3年ぶり、という言葉が踊った、2022年の夏だった。
今年のお盆休みは、3年ぶりの行動制限を伴わないお盆休みとなり、帰省ラッシュの混雑が繰り返し報道された。こうした光景には見覚えがある、と思ったが、いつのことか思い出せない。この「時評」に書いたかもしれないと思いさかのぼってみたら、なんのことはない、6回目に書いた、3年ぶりの行動制限がない今年のGWのことだった。
第29回全国高等学校写真選手権大会「写真甲子園2022」も、7月26日〜29日にかけて、3年ぶりの北海道・東川町での現地開催となった。100回目をむかえたコミックマーケット、通称「コミケ」も、東京ビッグサイトで3年ぶりの夏開催となった。その他、3年ぶりに開催されたイベントや祭りは枚挙にいとまがない。
ちなみに、8月1日の東京都の新型コロナ感染者数は、2020年が472人、2021年が3058人、2022年が21958人。過去最多は7月28日の40406人だが、これは情報共有システム「HER-SYS(ハーシス)」の不具合の影響がある数字なので、8月3日の38940人が実質上の過去最多かもしれない。全国の感染者数は、8月19日に初の26万人超え、死亡者数は、8月23日に過去最多の343人となっている。
こうして過去最多が更新されいく一方で、行動制限がないということは、緊急事態宣言やまん延防止等重点措置発令がないということであり、展覧会も中止や延期されることがなくなった。予約制などの入場制限も、いつのまにか見かけなくなった。
展覧会といえば、今年vol.19となる東京都写真美術館の「日本の新進作家」(2022年9月2日~12月11日)のタイトルは『見るは触れる』である。公式サイトには次のように記されている。
本展でご紹介する5名の作家による写真・映像作品は、視覚を通しその物質としての手触りを想起させます。さらに、わたしたちが今見ているイメージとは、どのような物質から構成されているのか、イメージの生成プロセスのみならず、写真・映像メディアの本質へと目を向けさせます。本展は、5名の作家による探求を通し、多様化し掴みどころのない写真・映像メディアの現在地を捉える機会となるでしょう。
触れる、という言葉は、当然コロナ禍を想起させるし、「コロナ禍において接触が禁止される世界にあっても、視覚や聴覚を最大限働かせることで、アクリル板やモニター越しに相対するモノの手触りを知覚することが可能です」といったコロナ禍についての記載もあるが、ここでの関心はその関連ではなく、『見るは触れる』というタイトルの語調である。このような語調は一般的ではない気がするが、そのことについての言及は、とくにないようだ。
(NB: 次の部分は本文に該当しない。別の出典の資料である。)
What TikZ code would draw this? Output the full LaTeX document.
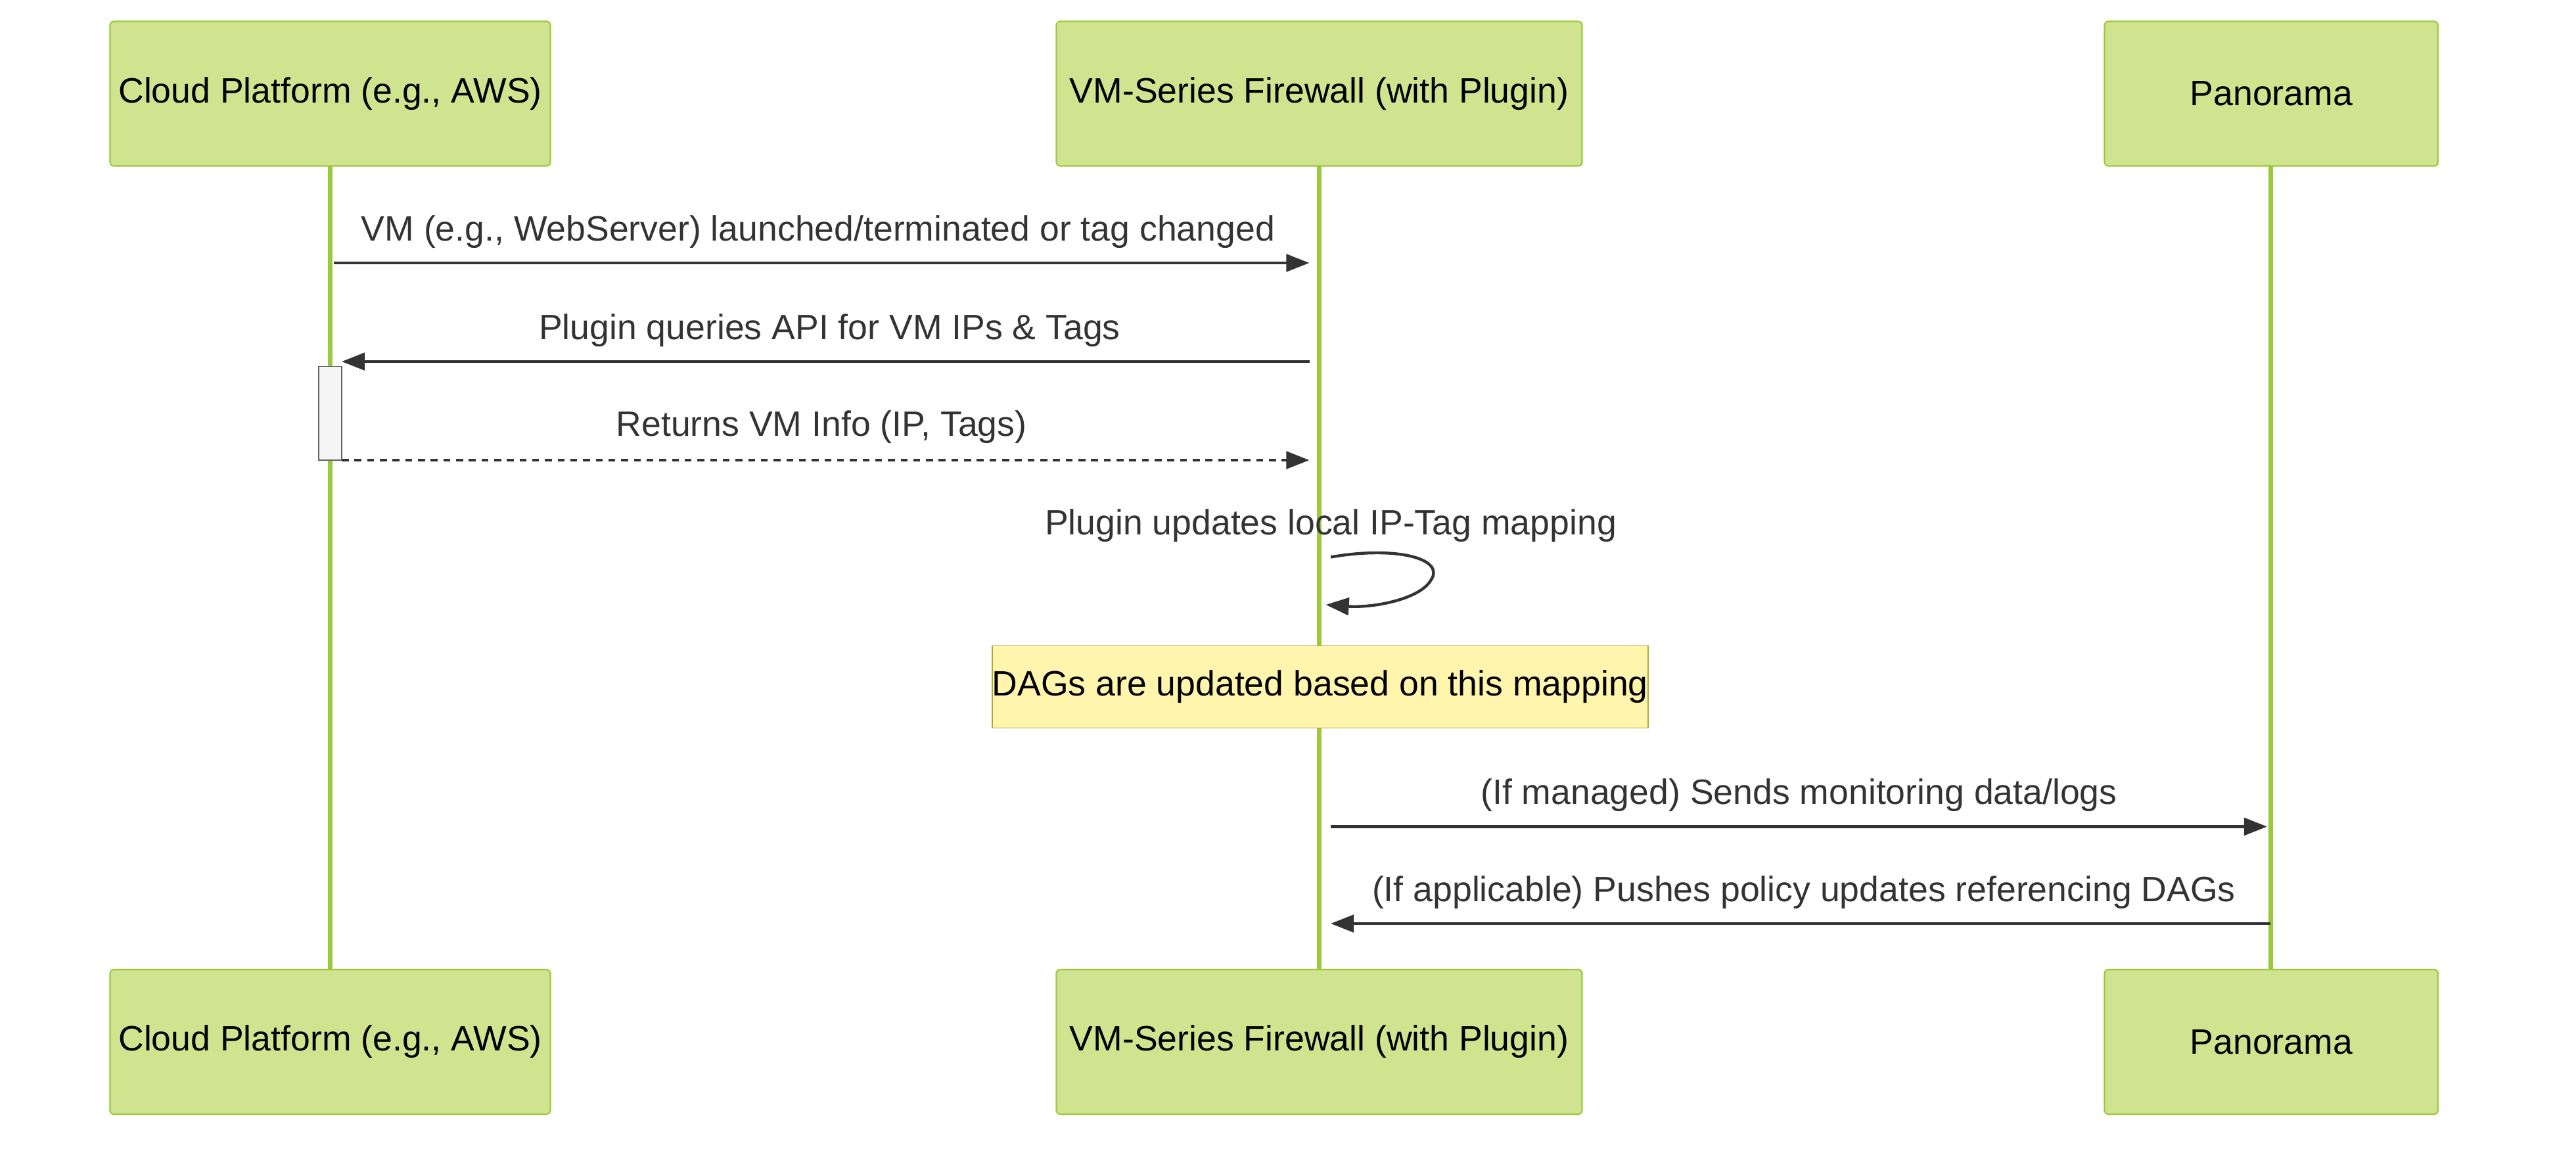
\documentclass[tikz,border=0pt]{standalone}
\usepackage{fontspec}
\setmainfont{Liberation Sans}
\usetikzlibrary{arrows.meta}
\definecolor{actfill}{HTML}{D0E48F}
\definecolor{actdraw}{HTML}{9BC93C}
\definecolor{txt}{HTML}{333333}
\definecolor{notefill}{HTML}{FFF5AD}
\definecolor{notedraw}{HTML}{AAAA33}
\begin{document}
\begin{tikzpicture}[x=0.05cm,y=-0.05cm,
  actor/.style={draw=actdraw,fill=actfill,line width=1.2pt,rounded corners=3pt,inner sep=0pt,font=\fontsize{30.5}{36}\selectfont},
  life/.style={draw=actdraw,line width=4pt},
  msg/.style={draw=txt,line width=2.5pt,-{Triangle[length=20pt,width=15pt]}},
  lab/.style={text=txt,font=\fontsize{30.5}{36}\selectfont}]
\useasboundingbox (0,0) rectangle (1568,700);
% lifelines
\coordinate (c1) at (201,101); \coordinate (c2) at (201,590);
\coordinate (v1) at (803,101); \coordinate (v2) at (803,590);
\coordinate (p1) at (1382,101); \coordinate (p2) at (1382,590);
\draw[life] (c1) -- (c2);
\draw[life] (v1) -- (v2);
\draw[life] (p1) -- (p2);
% actors
\node[actor,minimum width=268*0.05cm,minimum height=88*0.05cm] (ct) at (201,57) {Cloud Platform (e.g., AWS)};
\node[actor,minimum width=320*0.05cm,minimum height=88*0.05cm] (vt) at (803,57) {VM-Series Firewall (with Plugin)};
\node[actor,minimum width=203*0.05cm,minimum height=88*0.05cm] (pt) at (1382.5,57) {Panorama};
\node[actor,minimum width=268*0.05cm,minimum height=88*0.05cm] (cb) at (201,634) {Cloud Platform (e.g., AWS)};
\node[actor,minimum width=320*0.05cm,minimum height=88*0.05cm] (vb) at (803,634) {VM-Series Firewall (with Plugin)};
\node[actor,minimum width=203*0.05cm,minimum height=88*0.05cm] (pb) at (1382.5,634) {Panorama};
% activation
\node[draw=gray!80!black,fill=gray!8,line width=1pt,minimum width=14*0.05cm,minimum height=57*0.05cm,inner sep=0pt] (act) at (201,251.5) {};
% messages
\coordinate (m1a) at (203,160); \coordinate (m1b) at (797,160);
\draw[msg] (m1a) -- (m1b);
\node[lab] (l1) at (498,141) {VM (e.g., WebServer) launched/terminated or tag changed};
\coordinate (m2a) at (797,220); \coordinate (m2b) at (208,220);
\draw[msg] (m2a) -- (m2b);
\node[lab] (l2) at (505,201) {Plugin queries API for VM IPs \& Tags};
\coordinate (m3a) at (208,280); \coordinate (m3b) at (797,280);
\draw[msg,dash pattern=on 6pt off 5pt] (m3a) -- (m3b);
\node[lab] (l3) at (500,260) {Returns VM Info (IP, Tags)};
\node[lab] (l4) at (810,320) {Plugin updates local IP-Tag mapping};
\coordinate (s1) at (810,339); \coordinate (s2) at (807,368);
\draw[msg] (s1) .. controls (850,332) and (880,340) .. (871,353) .. controls (864,365) and (835,370) .. (s2);
\node[draw=notedraw,fill=notefill,line width=1pt,minimum width=389*0.05cm,minimum height=50*0.05cm,inner sep=0pt,font=\fontsize{30.5}{36}\selectfont] (note) at (803.5,418) {DAGs are updated based on this mapping};
\coordinate (m5a) at (810,503); \coordinate (m5b) at (1380,503);
\draw[msg] (m5a) -- (m5b);
\node[lab] (l5) at (1095,484) {(If managed) Sends monitoring data/logs};
\coordinate (m6a) at (1382,562); \coordinate (m6b) at (810,562);
\draw[msg] (m6a) -- (m6b);
\node[lab] (l6) at (1098,543) {(If applicable) Pushes policy updates referencing DAGs};
\end{tikzpicture}
\end{document}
"seeing is believing"のような慣用句をあえて直訳したような語感にしたのかなと思ったけれど、英語のタイトルは"Seeing as though touching"なので、そういうことでもないようだ。
そんなことを考えていたので、横浜市民ギャラリーの「新・今日の作家展2022」(9月17日〜10月10日)のタイトルが、『世界をとりとめる』なのも気になってきた。公式サイトでは次のように記されている。
今年の副題は「世界をとりとめる」です。世界とは、地球上のすべての国家や地域を指すとともに、自分が認識している社会や世の中、また自分が自由にできる特定の範囲も意味します。いずれの意においても、世界の成立にはそれを認識する自分という主体が不可欠な一方で、自分自身がその構成要素の一つであるといえます。そして、世界は時とともに移ろい変化し続けています。本展では、そのような世界のひと時に眼を向け、制作する3名の作家を紹介します。
こちらも、タイトルについての直接的な言及は、とくにないようである。もっとも「とりとめる」という言葉は、「一命をとりとめる」といった表現でおなじみのものであり、『世界をとりとめる』という用法に違和感を覚えるだけなのだろう。いや、今日、このような語調に違和感を覚える人も少ないのかもしれない。
ユニークな言葉が有利なインターネット検索のことを考えると、『見るは触れる』も『世界をとりとめる』も成功しているのだろう。しかし、そんな解釈も味気ないので、違った解釈をしてみたいところだ。
それにしても、今年の夏は暑い。暑いといってばかりではいけないというが、やはり暑い。東京都心での猛暑日(最高気温35度以上)は、8月9日に今年14日目となり、早くも過去最多となっていた。連日どこかで警報級の大雨や豪雨災害があった。日本気象協会は、最高気温40度以上の日を「酷暑日」、最低気温30度以上の夜を「超熱帯夜」とすることを打ち出した。
さて、今年は、どんな9月になるのだろう。見るは、触れるは、そして、世界は、どうなっていくのだろうか。